▶ _What the task asks_
Among the lines listed below, count those that include the string "React", and state only the count.

* * * * * * * * *

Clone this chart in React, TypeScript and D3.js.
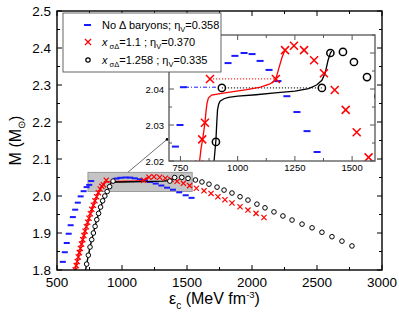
import React from 'react';
import * as d3 from 'd3';

// energy density (MeV fm^-3), mass (Msun)
const blueNoDelta: [number, number][] = [
  [545, 1.822], [560, 1.848], [575, 1.873], [590, 1.898], [605, 1.921], [622, 1.943],
  [640, 1.963], [660, 1.982], [682, 1.999], [705, 2.013], [728, 2.024], [748, 2.030],
  [763, 2.0405], [958, 2.0472], [988, 2.0492], [1028, 2.050], [1063, 2.0497], [1098, 2.0478],
  [1137, 2.0453], [1176, 2.0422], [1215, 2.038], [1259, 2.0336], [1303, 2.0283], [1347, 2.0225],
  [1392, 2.017], [1440, 2.010], [1490, 2.002], [1535, 1.995],
];
const blueMaxwell: [number, number][] = [[770, 2.0405], [915, 2.0405]];

const redCross: [number, number][] = [
  [640, 1.800], [648, 1.812], [656, 1.823], [664, 1.835], [672, 1.847], [680, 1.858],
  [689, 1.870], [698, 1.882], [707, 1.893], [716, 1.905], [726, 1.917], [736, 1.929],
  [746, 1.940], [757, 1.952], [768, 1.964], [780, 1.975], [792, 1.987], [805, 1.998],
  [818, 2.009], [832, 2.019], [845, 2.026], [857, 2.0306], [879, 2.0428], [1167, 2.0428],
  [1207, 2.0508], [1246, 2.052], [1290, 2.0508], [1334, 2.048], [1377, 2.0444], [1424, 2.0397],
  [1472, 2.0342], [1520, 2.028], [1572, 2.021], [1631, 2.014], [1685, 2.007], [1738, 1.998],
  [1792, 1.990], [1846, 1.981], [1908, 1.971], [1969, 1.962], [2031, 1.953], [2092, 1.942],
];
const redCurve: [number, number][] = [
  [630, 1.785], [640, 1.800], [664, 1.835], [689, 1.870], [716, 1.905], [746, 1.940],
  [780, 1.975], [805, 1.998], [832, 2.019], [840, 2.0235], [847, 2.026], [857, 2.0306],
  [862, 2.034], [866, 2.036], [872, 2.0375], [886, 2.0383], [930, 2.0388], [973, 2.0392],
  [1040, 2.0398], [1100, 2.0405], [1141, 2.0414], [1160, 2.0422], [1170, 2.0435],
  [1180, 2.0458], [1194, 2.0488], [1207, 2.0508],
];
const redMaxwell: [number, number][] = [[879, 2.0428], [1167, 2.0428]];

const blackCircle: [number, number][] = [
  [728, 1.816], [741, 1.840], [754, 1.862], [767, 1.882], [780, 1.900], [793, 1.918],
  [806, 1.936], [820, 1.953], [835, 1.970], [851, 1.987], [868, 2.000], [886, 2.012],
  [905, 2.0253], [931, 2.0403], [1368, 2.0403], [1405, 2.050], [1460, 2.0503], [1508, 2.0475],
  [1565, 2.0433], [1615, 2.038], [1669, 2.032], [1731, 2.024], [1785, 2.016], [1846, 2.008],
  [1908, 1.998], [1969, 1.989], [2038, 1.978], [2100, 1.968], [2169, 1.957], [2238, 1.946],
  [2308, 1.935], [2385, 1.924], [2462, 1.914], [2538, 1.902], [2615, 1.890], [2692, 1.878],
  [2769, 1.865],
];
const blackCurve: [number, number][] = [
  [720, 1.800], [728, 1.816], [754, 1.862], [780, 1.900], [806, 1.936], [835, 1.970],
  [868, 2.000], [886, 2.012], [897, 2.020], [901, 2.023], [905, 2.0258], [909, 2.031],
  [912, 2.0342], [917, 2.0358], [923, 2.0366], [940, 2.0373], [960, 2.0377], [1000, 2.038],
  [1080, 2.0384], [1163, 2.0389], [1250, 2.0394], [1310, 2.0401], [1345, 2.0411],
  [1368, 2.0424], [1383, 2.0446], [1395, 2.048], [1405, 2.050], [1411, 2.0505],
];
const blackMaxwell: [number, number][] = [[931, 2.0403], [1368, 2.0403]];

const xTicks = [500, 1000, 1500, 2000, 2500, 3000];
const yTicks = [1.8, 1.9, 2.0, 2.1, 2.2, 2.3, 2.4, 2.5];
const insetXTicks = [750, 1000, 1250, 1500];
// 2.05 label sits under the legend in the original, so only these are shown
const insetYTicks = [2.02, 2.03, 2.04];

const FONT = 'Liberation Sans, Arial, Helvetica, sans-serif';
const BLUE = '#1a1aff';
const RED = '#ff0000';

const Cross = ({x, y, s, w}: {x: number; y: number; s: number; w: number}) => (
  <path d={`M${x - s},${y - s}L${x + s},${y + s}M${x - s},${y + s}L${x + s},${y - s}`}
    stroke={RED} strokeWidth={w} fill="none" />
);

function Frame({x0, x1, y0, y1, color, w}: any) {
  return <rect x={x0} y={y0} width={x1 - x0} height={y1 - y0} fill="none" stroke={color} strokeWidth={w} />;
}

export default function App() {
  const W = 399, H = 326;
  const m = {l: 57, r: 382, t: 11, b: 270};
  const x = d3.scaleLinear().domain([500, 3000]).range([m.l, m.r]);
  const y = d3.scaleLinear().domain([1.8, 2.5]).range([m.b, m.t]);

  const ins = {l: 169, r: 375, t: 35, b: 161};
  const ix = d3.scaleLinear().domain([700, 1600]).range([ins.l, ins.r]);
  const iy = d3.scaleLinear().domain([2.02, 2.055]).range([ins.b, ins.t]);

  const mainLine = d3.line<[number, number]>().x(d => x(d[0])).y(d => y(d[1]));
  const insetLine = d3.line<[number, number]>().x(d => ix(d[0])).y(d => iy(d[1]));

  const xMinor = d3.range(500, 3001, 250);
  const yMinor = d3.range(1.8, 2.501, 0.05);
  const ixMinor = d3.range(750, 1600, 125);
  const iyMinor = d3.range(2.02, 2.0551, 0.005);

  return (
    <svg width={W} height={H} style={{position: 'absolute', left: 0, top: 0, background: '#fff'}}
      fontFamily={FONT}>
      <defs>
        <clipPath id="mainClip"><rect x={m.l} y={m.t} width={m.r - m.l} height={m.b - m.t} /></clipPath>
        <clipPath id="insetClip"><rect x={ins.l} y={ins.t} width={ins.r - ins.l} height={ins.b - ins.t} /></clipPath>
      </defs>

      {/* zoom region */}
      <rect x={x(738)} y={y(2.064)} width={x(1540) - x(738)} height={y(2.012) - y(2.064)}
        fill="#c4c4c4" stroke="#8a8a8a" strokeWidth={0.8} />

      <g clipPath="url(#mainClip)">
        {blueNoDelta.map((d, i) => (
          <rect key={i} x={x(d[0]) - 3} y={y(d[1]) - 1} width={6} height={2} fill={BLUE} />
        ))}
        <path d={mainLine(redCurve) || ''} fill="none" stroke={RED} strokeWidth={1.4} />
        <path d={mainLine(blackCurve) || ''} fill="none" stroke="#000" strokeWidth={1.4} />
        {redCross.map((d, i) => <Cross key={i} x={x(d[0])} y={y(d[1])} s={2.6} w={1.2} />)}
        {blackCircle.map((d, i) => (
          <circle key={i} cx={x(d[0])} cy={y(d[1])} r={2.3} fill="#fff" stroke="#000" strokeWidth={1} />
        ))}
      </g>

      {/* main ticks */}
      {xMinor.map(v => {
        const major = v % 500 === 0;
        const l = major ? 5 : 3;
        return (
          <g key={v} stroke="#000" strokeWidth={1}>
            <line x1={x(v)} x2={x(v)} y1={m.b} y2={m.b - l} />
            <line x1={x(v)} x2={x(v)} y1={m.t} y2={m.t + l} />
          </g>
        );
      })}
      {yMinor.map((v, i) => {
        const l = i % 2 === 0 ? 5 : 3;
        return (
          <g key={i} stroke="#000" strokeWidth={1}>
            <line x1={m.l} x2={m.l + l} y1={y(v)} y2={y(v)} />
            <line x1={m.r} x2={m.r - l} y1={y(v)} y2={y(v)} />
          </g>
        );
      })}
      <Frame x0={m.l} x1={m.r} y0={m.t} y1={m.b} color="#000" w={1.4} />
      {xTicks.map(v => (
        <text key={v} x={x(v)} y={m.b + 17} textAnchor="middle" fontSize={13.5}>{v}</text>
      ))}
      {yTicks.map(v => (
        <text key={v} x={m.l - 6} y={y(v) + 5} textAnchor="end" fontSize={13.5}>{v.toFixed(1)}</text>
      ))}
      <text x={(m.l + m.r) / 2 - 5} y={304} textAnchor="middle" fontSize={16}>
        ε<tspan fontSize={10} dy={5}>c</tspan><tspan dy={-5}> (MeV fm</tspan>
        <tspan fontSize={9.5} dy={-6}>-3</tspan><tspan dy={6}>)</tspan>
      </text>
      <text transform={`translate(21,${(m.t + m.b) / 2}) rotate(-90)`} textAnchor="middle" fontSize={16}>
        M (M<tspan fontSize={10} dy={4}>⊙</tspan><tspan dy={-4}>)</tspan>
      </text>

      {/* connector to inset */}
      <line x1={x(1045)} y1={y(2.064)} x2={ins.l - 2} y2={iy(2.026)} stroke="#333" strokeWidth={0.7} />
      <circle cx={ins.l - 2} cy={iy(2.026)} r={1.3} fill="#000" />

      {/* inset */}
      <rect x={ins.l} y={ins.t} width={ins.r - ins.l} height={ins.b - ins.t} fill="#fff" />
      <g clipPath="url(#insetClip)">
        <path d={insetLine(blueMaxwell) || ''} fill="none" stroke={BLUE} strokeWidth={1} strokeDasharray="4,2,1,2" />
        <path d={insetLine(redMaxwell) || ''} fill="none" stroke={RED} strokeWidth={1} strokeDasharray="1.2,1.8" />
        <path d={insetLine(blackMaxwell) || ''} fill="none" stroke="#000" strokeWidth={1} strokeDasharray="1.2,1.8" />
        {blueNoDelta.map((d, i) => (
          <rect key={i} x={ix(d[0]) - 3.5} y={iy(d[1]) - 1} width={7} height={2} fill={BLUE} />
        ))}
        <path d={insetLine(redCurve) || ''} fill="none" stroke={RED} strokeWidth={1.3} />
        <path d={insetLine(blackCurve) || ''} fill="none" stroke="#000" strokeWidth={1.3} />
        {redCross.map((d, i) => <Cross key={i} x={ix(d[0])} y={iy(d[1])} s={4} w={1.5} />)}
        {blackCircle.map((d, i) => (
          <circle key={i} cx={ix(d[0])} cy={iy(d[1])} r={3.6} fill="none" stroke="#000" strokeWidth={1.5} />
        ))}
      </g>
      {ixMinor.map(v => {
        const l = v % 250 === 0 ? 5 : 3;
        return (
          <g key={v} stroke="#555" strokeWidth={1}>
            <line x1={ix(v)} x2={ix(v)} y1={ins.b} y2={ins.b - l} />
            <line x1={ix(v)} x2={ix(v)} y1={ins.t} y2={ins.t + l} />
          </g>
        );
      })}
      {iyMinor.map((v, i) => {
        const l = i % 2 === 0 ? 5 : 3;
        return (
          <g key={i} stroke="#555" strokeWidth={1}>
            <line x1={ins.l} x2={ins.l + l} y1={iy(v)} y2={iy(v)} />
            <line x1={ins.r} x2={ins.r - l} y1={iy(v)} y2={iy(v)} />
          </g>
        );
      })}
      <Frame x0={ins.l} x1={ins.r} y0={ins.t} y1={ins.b} color="#555" w={1.3} />
      {insetXTicks.map(v => (
        <text key={v} x={ix(v)} y={ins.b + 10} textAnchor="middle" fontSize={9.5}>{v}</text>
      ))}
      {insetYTicks.map(v => (
        <text key={v} x={ins.l - 5} y={iy(v) + 3.5} textAnchor="end" fontSize={9.5}>{v.toFixed(2)}</text>
      ))}

      {/* legend */}
      <rect x={63} y={13} width={158} height={59} fill="#fff" stroke="#555" strokeWidth={0.9} />
      <rect x={84} y={24} width={7} height={2} fill={BLUE} />
      <Cross x={88} y={42} s={3} w={1.3} />
      <circle cx={88} cy={60} r={2.2} fill="none" stroke="#000" strokeWidth={1.2} />
      <text x={102} y={29} fontSize={11}>
        No Δ baryons; η<tspan fontSize={7.5} dy={3}>V</tspan><tspan dy={-3}>=0.358</tspan>
      </text>
      <text x={102} y={46} fontSize={11}>
        <tspan fontStyle="italic">x</tspan><tspan fontSize={7.5} dy={3}> σΔ</tspan>
        <tspan dy={-3}>=1.1 ; η</tspan><tspan fontSize={7.5} dy={3}>V</tspan><tspan dy={-3}>=0.370</tspan>
      </text>
      <text x={102} y={64} fontSize={11}>
        <tspan fontStyle="italic">x</tspan><tspan fontSize={7.5} dy={3}> σΔ</tspan>
        <tspan dy={-3}>=1.258 ; η</tspan><tspan fontSize={7.5} dy={3}>V</tspan><tspan dy={-3}>=0.335</tspan>
      </text>
    </svg>
  );
}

* * * * * * * * *

▶ _Solved exercise_
2